A Dialogue with Ruggie?
To change so that everything remains the same...
An assessment of John Ruggie’s 2009 and 2010 Reports
Alejandro Teitelbaum has devoted many years to work on the issue of human rights in the sphere of influence of global corporations and other business enterprises. As the former Permanent Representative to the United Nations Office in Geneva, for the American Association of Jurists –based in Buenos Aires, he spent time toiling with the bureaucracies of the UN and member states, in his pursuit of an international legal framework that would harness business activity so that it would stop violating a wide array of human rights in its sphere of influence, as is customarily the case today. As such, he participated in the process followed by the now extinct Sub-Commission on the Promotion and Protection of Human Rights of the UN’s Economic and Social Council to assess the impact on human rights of business activities and to prepare a legally-binding code of conduct on this issue.

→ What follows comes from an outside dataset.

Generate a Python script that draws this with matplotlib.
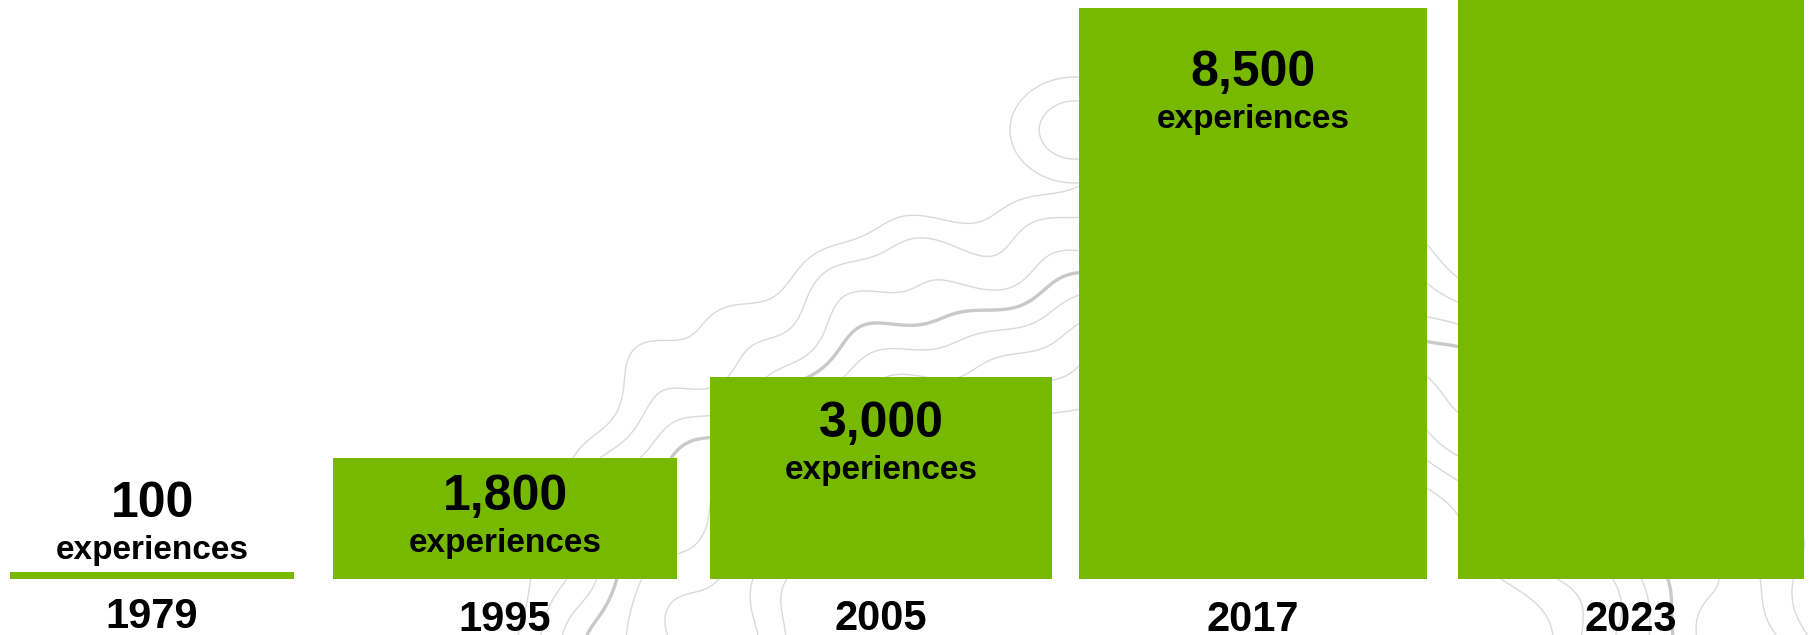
import numpy as np
import matplotlib
matplotlib.use("Agg")
import matplotlib.pyplot as plt

# ---- data ----
years = ["1979", "1995", "2005", "2017", "2023"]
experiences = [100, 1800, 3000, 8500, 10000]
value_labels = ["100", "1,800", "3,000", "8,500", ""]
unit_label = "experiences"

# ---- layout / style ----
GREEN = "#77B900"
DPI = 100
W, H = 18.10, 6.35
slot_pos = [0.0, 0.954, 1.970, 2.976, 3.997]
bar_w = [0.768, 0.930, 0.924, 0.941, 0.935]
# baseline offset of the value label relative to bar top (pixels, + = up)
label_off_px = [55, -52, -60, -78, -78]
line_gap_px = 42
year_off_px = [-49, -52, -51, -52, -52]

plt.rcParams['font.family'] = ['Liberation Sans', 'DejaVu Sans']
fig = plt.figure(figsize=(W, H), dpi=DPI)

# decorative topographic background (pure ornament)
bg = fig.add_axes([0, 0, 1, 1], zorder=0)
bg.set_xlim(0, W * DPI)
bg.set_ylim(H * DPI, 0)
bg.axis('off')
gx, gy = np.meshgrid(np.linspace(0, W * DPI, 724), np.linspace(0, H * DPI, 254))
r = np.sqrt(((gx - 1150) / 1.3) ** 2 + (gy - 700) ** 2)
r = r + 12 * np.sin(gx / 37.0) + 8 * np.sin(gy / 23.0 + gx / 71.0) + 6 * np.cos(gx / 19.0 - gy / 31.0)
loop = np.sqrt(((gx - 1075) / 65.0) ** 2 + ((gy - 130) / 53.0) ** 2)
bg.contour(gx, gy, r, levels=[300, 330, 360, 395, 450, 478, 505],
           colors="#dadada", linewidths=1.0)
bg.contour(gx, gy, r, levels=[425], colors="#c9c9c9", linewidths=2.4)
bg.contour(gx, gy, loop, levels=[0.55, 1.0], colors="#dadada", linewidths=1.0)

ax = fig.add_axes([0, (H * DPI - 579) / (H * DPI), 1, 579 / (H * DPI)], zorder=1)
ax.patch.set_alpha(0)
ymax = 8500 * 579 / 571
ax.set_ylim(0, ymax)
ax.set_xlim(-152 / 370, (1810 - 152) / 370)
ax.axis('off')

ax.bar(slot_pos, experiences, width=bar_w, color=GREEN, clip_on=False)

pt = 72 / DPI
for x, v, lab, off, yr, yoff in zip(slot_pos, experiences, value_labels, label_off_px,
                                    years, year_off_px):
    if v <= ymax and lab:
        ax.annotate(lab, xy=(x, v), xytext=(0, off * pt), textcoords='offset points',
                    ha='center', va='baseline', fontsize=36, fontweight='bold')
        ax.annotate(unit_label, xy=(x, v), xytext=(0, (off - line_gap_px) * pt),
                    textcoords='offset points', ha='center', va='baseline',
                    fontsize=24, fontweight='bold')
    ax.annotate(yr, xy=(x, 0), xytext=(0, yoff * pt), textcoords='offset points',
                ha='center', va='baseline', fontsize=30, fontweight='bold',
                annotation_clip=False)

fig.savefig("out.png", dpi=DPI)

He witnessed how, time and time again, the bureaucracies succumbed to the will of the leading economic powers, who were adamant at maintaining the preeminence of corporate interest over their responsibility for their infringement on human rights.
In recent years Teitelbaum has assessed the clearly biased work of John Ruggie, the so-called Special Representative of the UN Secretary General for Business and Human Rights, appointed, arguably, to design a framework that would “increase the stakes” for corporations when infringing upon human rights in their daily operations. Teitelbaum has consistently criticised Ruggie’s clear inclination for neoliberal ideology at the service of transnational economic power, which clearly opposes any kind of instrument that would govern, in a binding manner, business practices concerning human rights. In this brief, we have combined his assessments of Ruggie’s 2009 and 2010 reports. Teitelbaum’s commentary recounts how it all began at the UN, in the 1970s –when a growing concern for increasing human rights violations by business entities elicited a call to regulate their practices. This provides a very valuable background to expose how both governments and multilateral institutions have coalesced with corporations to block any attempt by civil society, up to now, to rein in business practice through a legally-binding framework.
As could be expected, Tei telbaum’s succinct recommendation, at the end of his assessment of Ruggie’s 2010 report, is that “the UN Human Rights Council should make an about turn of 180 degrees on this issue to be in sync with the gravity of the social and economic situation in which the world is living”. Jus Semper is happy to welcome an intellectual work, based on first hand experiences, that makes an important contribution to expose the connivance between governments, multilateral institutions and the owners of the market to maintain the same “laissez faire” ethos that has brought the world to a very dangerous state.